Source excerpt:

☆ ☆ ☆ ☆ ☆ ☆ ☆

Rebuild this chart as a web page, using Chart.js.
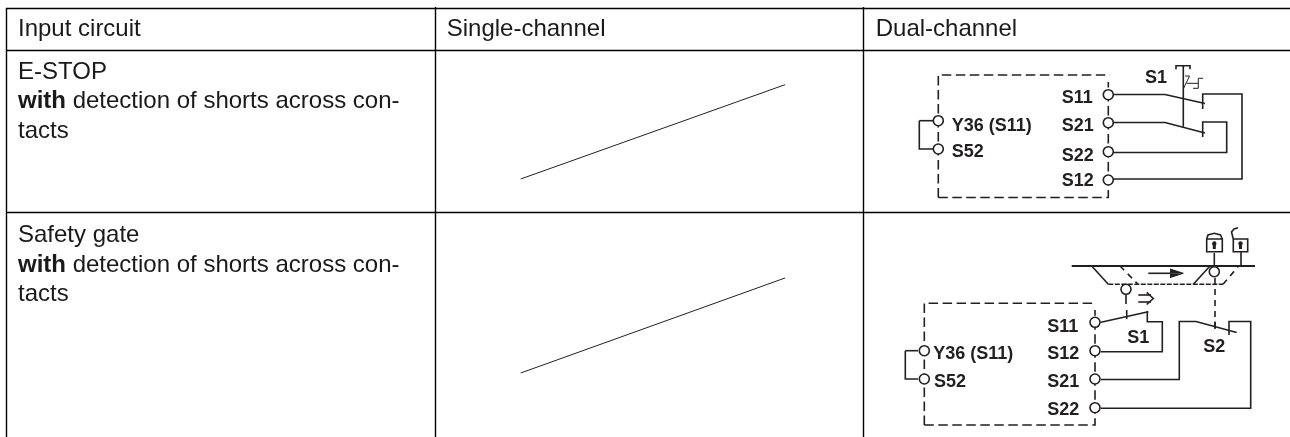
<!DOCTYPE html>
<html>
<head>
<meta charset="utf-8">
<script src="https://cdn.jsdelivr.net/npm/chart.js@4"></script>
<style>
  html,body{margin:0;padding:0;background:#fff;}
  #wrap{position:relative;width:1290px;height:437px;}
  canvas{display:block;}
</style>
</head>
<body>
<div id="wrap"><canvas id="chart" width="1290" height="437"></canvas></div>
<script>
// table rules
const gridLines = [
  [[6,8.5],[1290,8.5]],
  [[6,50.5],[1290,50.5]],
  [[6,212.5],[1290,212.5]],
  [[6.5,8],[6.5,437]],
  [[435.5,7],[435.5,437]],
  [[863.5,7],[863.5,437]]
];
// the struck-out "Single-channel" cells
const strikeLines = [
  [[520.7,179],[785,84.7]],
  [[520.7,373],[785,278]]
];
// E-STOP circuit
const estopWires = [
  [[919.3,120.7],[919.3,149],[933,149]],
  [[919.3,120.7],[933,120.7]],
  [[1113,94.5],[1165,94.5],[1205,103.5]],
  [[1202.7,109],[1202.7,94],[1242,94],[1242,179],[1113,179]],
  [[1113,122.5],[1165,122.5],[1205,133]],
  [[1202.7,137],[1202.7,122],[1226.7,122],[1226.7,152.5],[1113,152.5]],
  [[1183.3,66],[1183.3,126.7]],
  [[1176,69.3],[1176,65.7],[1190,65.7],[1190,69.3]]
];
const estopThin = [
  [[1185,76],[1189.5,76],[1183.5,88.5]],
  [[1186.7,83.3],[1198.3,83.3]],
  [[1193,88.3],[1198.3,88.3],[1198.3,78.3],[1203,78.3]]
];
const estopBox = [
  [[938.3,197.5],[938.3,75],[1110,75]],
  [[938.3,197.5],[1108.3,197.5],[1108.3,82]]
];
// safety gate circuit
const gateWires = [
  [[905.3,350.7],[905.3,379],[918,379]],
  [[905.3,350.7],[918,350.7]],
  [[1101,322.3],[1148.3,311.7]],
  [[1147.3,311],[1147.3,321.7],[1162.3,321.7],[1162.3,351.7],[1101,351.7]],
  [[1101,379.5],[1179.3,379.5],[1179.3,321.5],[1196,321.5],[1236.7,332.5]],
  [[1229,335],[1229,321.5],[1250.7,321.5],[1250.7,408.3],[1101,408.3]],
  [[1126.7,310],[1126.7,319]],
  [[1215,321.5],[1215,329]],
  [[1126,295],[1126,304]],
  [[1214.3,253],[1214.3,266]],
  [[1241,251.7],[1241,266]],
  [[1148.3,273.3],[1170,273.3]],
  [[1138.3,295],[1151,295]],
  [[1138.3,302],[1151,302]],
  [[1146.7,292.3],[1153.3,298.5],[1146.7,304.5]],
  [[1206.7,239],[1222.3,239],[1222.3,251.7],[1206.7,251.7],[1206.7,239]],
  [[1233.3,239],[1247.7,239],[1247.7,251.7],[1233.3,251.7],[1233.3,239]],
  [[1206.7,239],[1208,235],[1214.3,233.3],[1220.5,235],[1222.3,239]],
  [[1233.3,239],[1231.5,232],[1234,229],[1238,227.7]],
  [[1091.7,266],[1108.3,284.3]],
  [[1193.3,284.3],[1210,266]]
];
const gateRail = [[[1071.7,266],[1255,266]]];
const gateBox = [
  [[924.3,425],[924.3,303.3],[1096,303.3]],
  [[924.3,425],[1095,425],[1095,310]]
];
const gateDashes = [
  [[1120,266],[1138,284.3]],
  [[1215,278],[1215,328]],
  [[1223,284.3],[1238,266.7]]
];
const gateFineDash = [[[1108.3,284.3],[1223,284.3]]];
const arrowUpper = [[1170,269],[1183.3,273.3]];
const arrowLower = [[1170,277.6],[1183.3,273.3]];
const keyholes = [[1214.3,243.5],[1240.5,243.5]];
const keySlots = [[[1214.3,244],[1214.3,249]],[[1240.5,244],[1240.5,249]]];
// terminals
const terminals = [
  [938.3,120.7],[938.3,149],
  [1108.3,94.7],[1108.3,122.7],[1108.3,151.7],[1108.3,180],
  [924.3,350.7],[924.3,379],
  [1095,322.3],[1095,350.7],[1095,379],[1095,407.7],
  [1126,289.3],[1214.3,271.7]
];
// texts: [label, x, baseline]
const headerLabels = [['Input circuit',18,36],['Single-channel',446.7,36],['Dual-channel',875.7,36]];
const cellLabels = [['E-STOP',18,79],['tacts',18,138],['Safety gate',18,241.7],['tacts',18,300.7]];
const withLabels = [['detection of shorts across con-',18,108.3],['detection of shorts across con-',18,271.7]];
const termLabels = [
  ['S1',1145,83.3],['S11',1061.7,102.7],['S21',1061.7,131],['S22',1061.7,160.7],['S12',1061.7,186],
  ['Y36 (S11)',951.7,131],['S52',951.7,156.7],
  ['S11',1047.3,331.7],['S12',1047.3,359],['S21',1047.3,386.7],['S22',1047.3,415],
  ['Y36 (S11)',933.3,359],['S52',934,386.7],['S1',1127.3,343.3],['S2',1203.3,352.3]
];

const INK = '#231f20';
const toPts = pts => pts.map(p => ({x:p[0], y:p[1]}));
const lineSet = (pts, width, dash, color) => ({
  type:'line', data:toPts(pts), borderColor:color || INK, borderWidth:width,
  borderDash:dash || [], pointRadius:0, fill:false, tension:0, borderCapStyle:'butt'
});

const datasets = [];
gridLines.forEach(l => datasets.push(lineSet(l, 1.4, null, '#000')));
strikeLines.forEach(l => datasets.push(lineSet(l, 1)));
estopWires.concat(gateWires).forEach(l => datasets.push(lineSet(l, 1.6)));
estopThin.forEach(l => datasets.push(lineSet(l, 1)));
gateRail.forEach(l => datasets.push(lineSet(l, 2)));
estopBox.concat(gateBox).forEach(l => datasets.push(lineSet(l, 1.6, [9.5,4.5])));
gateDashes.forEach(l => datasets.push(lineSet(l, 1.6, [6,5])));
gateFineDash.forEach(l => datasets.push(lineSet(l, 1.6, [5,1.5])));
keySlots.forEach(l => datasets.push(lineSet(l, 3)));
[arrowUpper, arrowLower].forEach(a => datasets.push({type:'line', data:toPts(a), borderColor:INK, borderWidth:1,
  pointRadius:0, backgroundColor:INK, fill:{value:273.3}, tension:0}));
datasets.push({type:'scatter', data:toPts(keyholes), pointRadius:2.2, pointBackgroundColor:INK,
  pointBorderWidth:0, showLine:false});
datasets.push({type:'scatter', data:toPts(terminals), pointRadius:5, pointBackgroundColor:'#fff',
  pointBorderColor:INK, pointBorderWidth:1.6, showLine:false});
// chart.js paints the first dataset last, so terminals go on top of the wires
datasets.reverse();

const SANS = '"Liberation Sans", Arial, sans-serif';
const textPlugin = {
  id:'tableText',
  afterDatasetsDraw(chart){
    const {ctx, scales:{x, y}} = chart;
    ctx.save();
    ctx.textBaseline = 'alphabetic';
    ctx.fillStyle = '#1a1a1a';
    ctx.font = '24px ' + SANS;
    headerLabels.concat(cellLabels).forEach(t => ctx.fillText(t[0], x.getPixelForValue(t[1]), y.getPixelForValue(t[2])));
    withLabels.forEach(t => {
      ctx.font = 'bold 24px ' + SANS;
      const w = ctx.measureText('with ').width;
      ctx.fillText('with ', x.getPixelForValue(t[1]), y.getPixelForValue(t[2]));
      ctx.font = '24px ' + SANS;
      ctx.fillText(t[0], x.getPixelForValue(t[1]) + w, y.getPixelForValue(t[2]));
    });
    ctx.font = 'bold 18px ' + SANS;
    ctx.fillStyle = INK;
    termLabels.forEach(t => ctx.fillText(t[0], x.getPixelForValue(t[1]), y.getPixelForValue(t[2])));
    ctx.restore();
  }
};

new Chart(document.getElementById('chart'), {
  data:{datasets},
  plugins:[textPlugin],
  options:{
    responsive:false, animation:false, clip:false,
    layout:{padding:0, autoPadding:false},
    plugins:{legend:{display:false}, tooltip:{enabled:false}},
    scales:{
      x:{type:'linear', min:0, max:1290, display:false},
      y:{type:'linear', min:0, max:437, reverse:true, display:false}
    }
  }
});
</script>
</body>
</html>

☆ ☆ ☆ ☆ ☆ ☆ ☆

Find the lines above holding the word "chart" and show them.

Rebuild this chart as a web page, using Chart.js.
<script src="https://cdn.jsdelivr.net/npm/chart.js@4"></script>
<div id="wrap"><canvas id="chart" width="1290" height="437"></canvas></div>
// chart.js paints the first dataset last, so terminals go on top of the wires
  afterDatasetsDraw(chart){
    const {ctx, scales:{x, y}} = chart;
new Chart(document.getElementById('chart'), {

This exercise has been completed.